### Task statement:
Each line in the entries below that holds the string "this" is to be listed.

────────────────────

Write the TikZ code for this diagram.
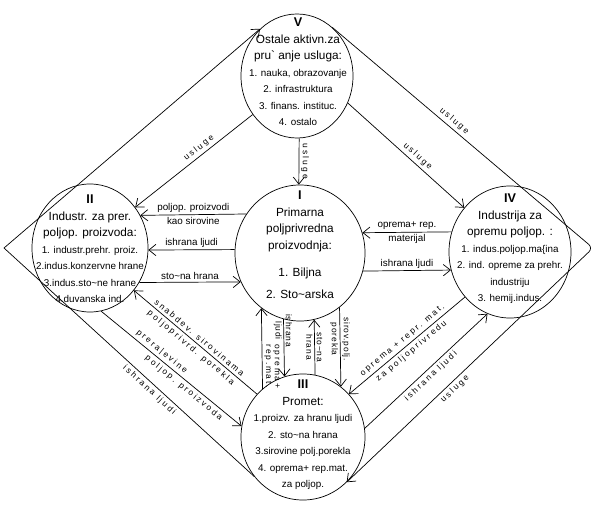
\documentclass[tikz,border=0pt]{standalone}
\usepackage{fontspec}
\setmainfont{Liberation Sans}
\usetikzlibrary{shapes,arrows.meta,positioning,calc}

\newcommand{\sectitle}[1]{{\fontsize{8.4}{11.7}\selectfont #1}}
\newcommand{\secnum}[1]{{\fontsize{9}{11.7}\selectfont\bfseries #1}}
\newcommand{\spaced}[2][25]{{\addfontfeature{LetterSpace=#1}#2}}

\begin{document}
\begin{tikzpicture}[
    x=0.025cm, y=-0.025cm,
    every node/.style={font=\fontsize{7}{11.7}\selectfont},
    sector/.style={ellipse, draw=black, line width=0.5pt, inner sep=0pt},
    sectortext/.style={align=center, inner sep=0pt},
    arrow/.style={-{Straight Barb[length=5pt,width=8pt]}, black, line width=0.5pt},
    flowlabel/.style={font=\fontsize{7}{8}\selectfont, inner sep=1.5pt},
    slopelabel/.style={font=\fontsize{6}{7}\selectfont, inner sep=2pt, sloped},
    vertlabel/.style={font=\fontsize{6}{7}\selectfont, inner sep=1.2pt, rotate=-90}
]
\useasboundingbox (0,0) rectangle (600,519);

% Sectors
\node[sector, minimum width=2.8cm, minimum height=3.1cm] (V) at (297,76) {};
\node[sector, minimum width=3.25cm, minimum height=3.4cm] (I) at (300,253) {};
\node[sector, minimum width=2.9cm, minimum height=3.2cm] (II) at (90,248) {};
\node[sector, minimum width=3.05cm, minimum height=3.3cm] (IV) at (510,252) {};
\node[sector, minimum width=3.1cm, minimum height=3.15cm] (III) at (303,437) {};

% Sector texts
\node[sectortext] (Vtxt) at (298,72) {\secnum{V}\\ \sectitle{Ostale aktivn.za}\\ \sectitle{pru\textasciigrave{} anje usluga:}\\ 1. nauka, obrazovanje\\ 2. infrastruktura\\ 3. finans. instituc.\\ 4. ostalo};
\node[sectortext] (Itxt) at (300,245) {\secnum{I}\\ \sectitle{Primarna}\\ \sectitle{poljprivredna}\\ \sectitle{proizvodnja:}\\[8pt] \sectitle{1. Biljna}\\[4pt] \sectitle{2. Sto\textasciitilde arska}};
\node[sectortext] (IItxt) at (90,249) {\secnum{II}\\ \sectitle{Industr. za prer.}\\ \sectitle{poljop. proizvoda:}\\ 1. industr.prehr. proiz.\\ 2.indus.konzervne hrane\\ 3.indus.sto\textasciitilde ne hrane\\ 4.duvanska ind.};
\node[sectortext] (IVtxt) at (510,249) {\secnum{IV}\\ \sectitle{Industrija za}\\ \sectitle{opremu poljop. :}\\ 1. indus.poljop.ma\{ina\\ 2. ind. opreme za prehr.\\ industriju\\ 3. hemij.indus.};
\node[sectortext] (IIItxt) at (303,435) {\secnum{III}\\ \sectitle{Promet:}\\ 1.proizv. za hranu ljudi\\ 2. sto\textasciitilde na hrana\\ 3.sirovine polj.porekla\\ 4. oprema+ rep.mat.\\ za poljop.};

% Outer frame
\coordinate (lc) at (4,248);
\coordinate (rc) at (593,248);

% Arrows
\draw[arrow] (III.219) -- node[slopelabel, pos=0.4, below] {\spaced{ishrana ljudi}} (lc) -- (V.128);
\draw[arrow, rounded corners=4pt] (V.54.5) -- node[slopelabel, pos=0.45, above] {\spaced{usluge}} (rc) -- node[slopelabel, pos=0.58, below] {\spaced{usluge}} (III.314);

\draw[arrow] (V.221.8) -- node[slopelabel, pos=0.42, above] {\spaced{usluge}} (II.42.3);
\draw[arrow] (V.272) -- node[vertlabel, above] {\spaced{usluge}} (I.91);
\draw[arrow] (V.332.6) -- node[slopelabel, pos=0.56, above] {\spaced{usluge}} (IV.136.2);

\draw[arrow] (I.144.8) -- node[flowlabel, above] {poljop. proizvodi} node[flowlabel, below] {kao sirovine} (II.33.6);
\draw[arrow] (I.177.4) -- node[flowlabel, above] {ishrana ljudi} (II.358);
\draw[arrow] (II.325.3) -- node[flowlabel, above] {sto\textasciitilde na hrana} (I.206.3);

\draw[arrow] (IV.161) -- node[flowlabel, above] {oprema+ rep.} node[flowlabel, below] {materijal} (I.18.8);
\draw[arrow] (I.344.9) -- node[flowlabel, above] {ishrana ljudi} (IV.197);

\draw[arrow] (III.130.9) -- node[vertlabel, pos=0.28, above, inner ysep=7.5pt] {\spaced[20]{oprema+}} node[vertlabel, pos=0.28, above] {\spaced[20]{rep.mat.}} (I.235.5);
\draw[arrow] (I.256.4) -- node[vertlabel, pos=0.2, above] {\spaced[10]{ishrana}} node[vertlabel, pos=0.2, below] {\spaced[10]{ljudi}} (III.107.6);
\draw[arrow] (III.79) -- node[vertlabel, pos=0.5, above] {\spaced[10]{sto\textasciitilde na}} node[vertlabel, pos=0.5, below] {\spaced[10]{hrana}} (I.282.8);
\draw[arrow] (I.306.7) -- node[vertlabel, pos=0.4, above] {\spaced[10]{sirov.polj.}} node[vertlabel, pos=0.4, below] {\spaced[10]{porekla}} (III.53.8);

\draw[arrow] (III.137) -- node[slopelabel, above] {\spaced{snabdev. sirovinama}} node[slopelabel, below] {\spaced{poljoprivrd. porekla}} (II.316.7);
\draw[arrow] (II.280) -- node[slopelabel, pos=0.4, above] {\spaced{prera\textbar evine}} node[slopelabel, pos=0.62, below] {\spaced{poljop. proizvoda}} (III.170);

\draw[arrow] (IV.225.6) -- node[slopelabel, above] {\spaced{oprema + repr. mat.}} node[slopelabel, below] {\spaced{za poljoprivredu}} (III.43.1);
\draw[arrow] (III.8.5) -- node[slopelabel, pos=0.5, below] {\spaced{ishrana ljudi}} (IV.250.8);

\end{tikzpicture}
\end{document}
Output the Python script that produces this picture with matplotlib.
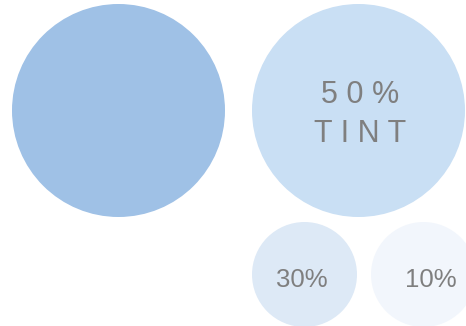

────────────────────

### Full output:
Write the TikZ code for this diagram.
Output the Python script that produces this picture with matplotlib.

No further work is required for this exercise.